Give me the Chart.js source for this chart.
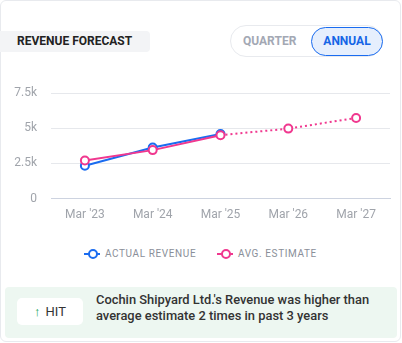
<!DOCTYPE html>
<html>
<head>
<meta charset="utf-8">
<script src="https://cdn.jsdelivr.net/npm/chart.js@4.4.1/dist/chart.umd.min.js"></script>
<style>
  html, body { margin: 0; padding: 0; background: #fff; font-family: Roboto, "Noto Sans", sans-serif; }
  .card { position: absolute; left: 0; top: 0; width: 399px; height: 340px; border: 1px solid #e8eaee; border-radius: 6px; background: #fff; }
  .title { position: absolute; left: 0; top: 31px; width: 150px; height: 21px; background: #f3f4f6; border-radius: 0 4px 4px 0;
           font-size: 12px; font-weight: 700; color: #222; line-height: 21px; padding-left: 17px; box-sizing: border-box; }
  .toggle { position: absolute; left: 230px; top: 25px; width: 153px; height: 32px; border: 1px solid #e8eaee; border-radius: 17px; box-sizing: border-box; }
  .toggle .q { position: absolute; left: 12px; top: 0; line-height: 30px; font-size: 12px; font-weight: 700; color: #a3a8b4; }
  .toggle .a { position: absolute; left: 80px; top: 1px; width: 72px; height: 29px; border: 1.5px solid #1a6cf0; border-radius: 15px; background: #e6effd;
               box-sizing: border-box; text-align: center; line-height: 26px; font-size: 12px; font-weight: 700; color: #1565e6; }
  .chartbox { position: absolute; left: 0; top: 72px; width: 400px; height: 159px; }
  .legend { position: absolute; top: 247px; left: 0; width: 400px; height: 14px; font-size: 10px; color: #8a8f99; letter-spacing: 0.6px; }
  .legend span.item { position: absolute; top: 0; line-height: 14px; }
  .mk { position: absolute; top: 6px; width: 16px; height: 2px; }
  .mk::after { content: ""; position: absolute; left: 4px; top: -4px; width: 6px; height: 6px; border-radius: 50%; background: #fff; border: 2px solid currentColor; }
  .banner { position: absolute; left: 5px; top: 287px; width: 392px; height: 51px; background: #edf7f1; border-radius: 4px; }
  .hit { position: absolute; left: 12px; top: 11px; width: 66px; height: 27px; background: #fff; border-radius: 5px; text-align: center; line-height: 27px;
         font-size: 13px; color: #333; }
  .hit b { color: #17a058; font-weight: 400; margin-right: 5px; }
  .msg { position: absolute; left: 91px; top: 5px; font-size: 12.9px; font-weight: 500; color: #333; line-height: 16px; }
</style>
</head>
<body>
<div class="card"></div>
<div class="title">REVENUE FORECAST</div>
<div class="toggle"><span class="q">QUARTER</span><span class="a">ANNUAL</span></div>
<div class="chartbox"><canvas id="myChart"></canvas></div>
<div class="legend">
  <span class="mk" style="left:84px;background:#1a6cf0;color:#1a6cf0"></span>
  <span class="item" style="left:105px">ACTUAL REVENUE</span>
  <span class="mk" style="left:217px;background:#f0388f;color:#f0388f"></span>
  <span class="item" style="left:238px">AVG. ESTIMATE</span>
</div>
<div class="banner">
  <div class="hit"><b>&#8593;</b>HIT</div>
  <div class="msg">Cochin Shipyard Ltd.'s Revenue was higher than<br>average estimate 2 times in past 3 years</div>
</div>
<script>
const yearLabels = ["Mar '23", "Mar '24", "Mar '25", "Mar '26", "Mar '27"];
const actualRevenue = [2340, 3630, 4600, null, null];
const avgEstimate = [2710, 3450, 4510, 4980, 5740];
const yTicks = [0, 2500, 5000, 7500];

var ctx = document.getElementById('myChart').getContext('2d');

var myChart = new Chart(ctx, {
    type: 'line',
    data: {
        labels: yearLabels,
        datasets: [{
            label: 'ACTUAL REVENUE',
            data: actualRevenue,
            borderColor: '#1a6cf0',
            backgroundColor: '#fff',
            borderWidth: 2,
            pointRadius: 4,
            pointBorderWidth: 2,
            pointBackgroundColor: '#fff',
            order: 1
        }, {
            label: 'AVG. ESTIMATE',
            data: avgEstimate,
            borderColor: '#f0388f',
            backgroundColor: '#fff',
            borderWidth: 2,
            pointRadius: 4,
            pointBorderWidth: 2,
            pointBackgroundColor: '#fff',
            order: 0,
            segment: {
                borderDash: c => c.p0DataIndex >= 2 ? [2, 3] : undefined
            }
        }]
    },
    options: {
        responsive: true,
        maintainAspectRatio: false,
        animation: false,
        layout: { padding: { top: 10, right: 10, bottom: 0, left: 0 } },
        plugins: { legend: { display: false }, tooltip: { enabled: false } },
        scales: {
            x: {
                offset: true,
                grid: { display: false, drawTicks: false },
                border: { display: true, color: '#cdd3e0', width: 1 },
                ticks: { color: '#a0a4ab', font: { family: 'Roboto', size: 12 }, padding: 9 }
            },
            y: {
                min: 0,
                max: 7500,
                afterBuildTicks: s => { s.ticks = yTicks.map(v => ({ value: v })); },
                afterFit: s => { s.width = 51; },
                grid: { color: '#e6e8ec', drawTicks: false },
                border: { display: false },
                ticks: {
                    color: '#a0a4ab',
                    font: { family: 'Roboto', size: 12 },
                    padding: 14,
                    callback: v => v === 0 ? '0' : (v / 1000) + 'k'
                }
            }
        }
    }
});
</script>
</body>
</html>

=======

Problem: Print out the lines exactly, skipping any picture.

Response:
Give me the Chart.js source for this chart.
<!DOCTYPE html>
<html>
<head>
<meta charset="utf-8">
<script src="https://cdn.jsdelivr.net/npm/chart.js@4.4.1/dist/chart.umd.min.js"></script>
<style>
  html, body { margin: 0; padding: 0; background: #fff; font-family: Roboto, "Noto Sans", sans-serif; }
  .card { position: absolute; left: 0; top: 0; width: 399px; height: 340px; border: 1px solid #e8eaee; border-radius: 6px; background: #fff; }
  .title { position: absolute; left: 0; top: 31px; width: 150px; height: 21px; background: #f3f4f6; border-radius: 0 4px 4px 0;
           font-size: 12px; font-weight: 700; color: #222; line-height: 21px; padding-left: 17px; box-sizing: border-box; }
  .toggle { position: absolute; left: 230px; top: 25px; width: 153px; height: 32px; border: 1px solid #e8eaee; border-radius: 17px; box-sizing: border-box; }
  .toggle .q { position: absolute; left: 12px; top: 0; line-height: 30px; font-size: 12px; font-weight: 700; color: #a3a8b4; }
  .toggle .a { position: absolute; left: 80px; top: 1px; width: 72px; height: 29px; border: 1.5px solid #1a6cf0; border-radius: 15px; background: #e6effd;
               box-sizing: border-box; text-align: center; line-height: 26px; font-size: 12px; font-weight: 700; color: #1565e6; }
  .chartbox { position: absolute; left: 0; top: 72px; width: 400px; height: 159px; }
  .legend { position: absolute; top: 247px; left: 0; width: 400px; height: 14px; font-size: 10px; color: #8a8f99; letter-spacing: 0.6px; }
  .legend span.item { position: absolute; top: 0; line-height: 14px; }
  .mk { position: absolute; top: 6px; width: 16px; height: 2px; }
  .mk::after { content: ""; position: absolute; left: 4px; top: -4px; width: 6px; height: 6px; border-radius: 50%; background: #fff; border: 2px solid currentColor; }
  .banner { position: absolute; left: 5px; top: 287px; width: 392px; height: 51px; background: #edf7f1; border-radius: 4px; }
  .hit { position: absolute; left: 12px; top: 11px; width: 66px; height: 27px; background: #fff; border-radius: 5px; text-align: center; line-height: 27px;
         font-size: 13px; color: #333; }
  .hit b { color: #17a058; font-weight: 400; margin-right: 5px; }
  .msg { position: absolute; left: 91px; top: 5px; font-size: 12.9px; font-weight: 500; color: #333; line-height: 16px; }
</style>
</head>
<body>
<div class="card"></div>
<div class="title">REVENUE FORECAST</div>
<div class="toggle"><span class="q">QUARTER</span><span class="a">ANNUAL</span></div>
<div class="chartbox"><canvas id="myChart"></canvas></div>
<div class="legend">
  <span class="mk" style="left:84px;background:#1a6cf0;color:#1a6cf0"></span>
  <span class="item" style="left:105px">ACTUAL REVENUE</span>
  <span class="mk" style="left:217px;background:#f0388f;color:#f0388f"></span>
  <span class="item" style="left:238px">AVG. ESTIMATE</span>
</div>
<div class="banner">
  <div class="hit"><b>&#8593;</b>HIT</div>
  <div class="msg">Cochin Shipyard Ltd.'s Revenue was higher than<br>average estimate 2 times in past 3 years</div>
</div>
<script>
const yearLabels = ["Mar '23", "Mar '24", "Mar '25", "Mar '26", "Mar '27"];
const actualRevenue = [2340, 3630, 4600, null, null];
const avgEstimate = [2710, 3450, 4510, 4980, 5740];
const yTicks = [0, 2500, 5000, 7500];

var ctx = document.getElementById('myChart').getContext('2d');

var myChart = new Chart(ctx, {
    type: 'line',
    data: {
        labels: yearLabels,
        datasets: [{
            label: 'ACTUAL REVENUE',
            data: actualRevenue,
            borderColor: '#1a6cf0',
            backgroundColor: '#fff',
            borderWidth: 2,
            pointRadius: 4,
            pointBorderWidth: 2,
            pointBackgroundColor: '#fff',
            order: 1
        }, {
            label: 'AVG. ESTIMATE',
            data: avgEstimate,
            borderColor: '#f0388f',
            backgroundColor: '#fff',
            borderWidth: 2,
            pointRadius: 4,
            pointBorderWidth: 2,
            pointBackgroundColor: '#fff',
            order: 0,
            segment: {
                borderDash: c => c.p0DataIndex >= 2 ? [2, 3] : undefined
            }
        }]
    },
    options: {
        responsive: true,
        maintainAspectRatio: false,
        animation: false,
        layout: { padding: { top: 10, right: 10, bottom: 0, left: 0 } },
        plugins: { legend: { display: false }, tooltip: { enabled: false } },
        scales: {
            x: {
                offset: true,
                grid: { display: false, drawTicks: false },
                border: { display: true, color: '#cdd3e0', width: 1 },
                ticks: { color: '#a0a4ab', font: { family: 'Roboto', size: 12 }, padding: 9 }
            },
            y: {
                min: 0,
                max: 7500,
                afterBuildTicks: s => { s.ticks = yTicks.map(v => ({ value: v })); },
                afterFit: s => { s.width = 51; },
                grid: { color: '#e6e8ec', drawTicks: false },
                border: { display: false },
                ticks: {
                    color: '#a0a4ab',
                    font: { family: 'Roboto', size: 12 },
                    padding: 14,
                    callback: v => v === 0 ? '0' : (v / 1000) + 'k'
                }
            }
        }
    }
});
</script>
</body>
</html>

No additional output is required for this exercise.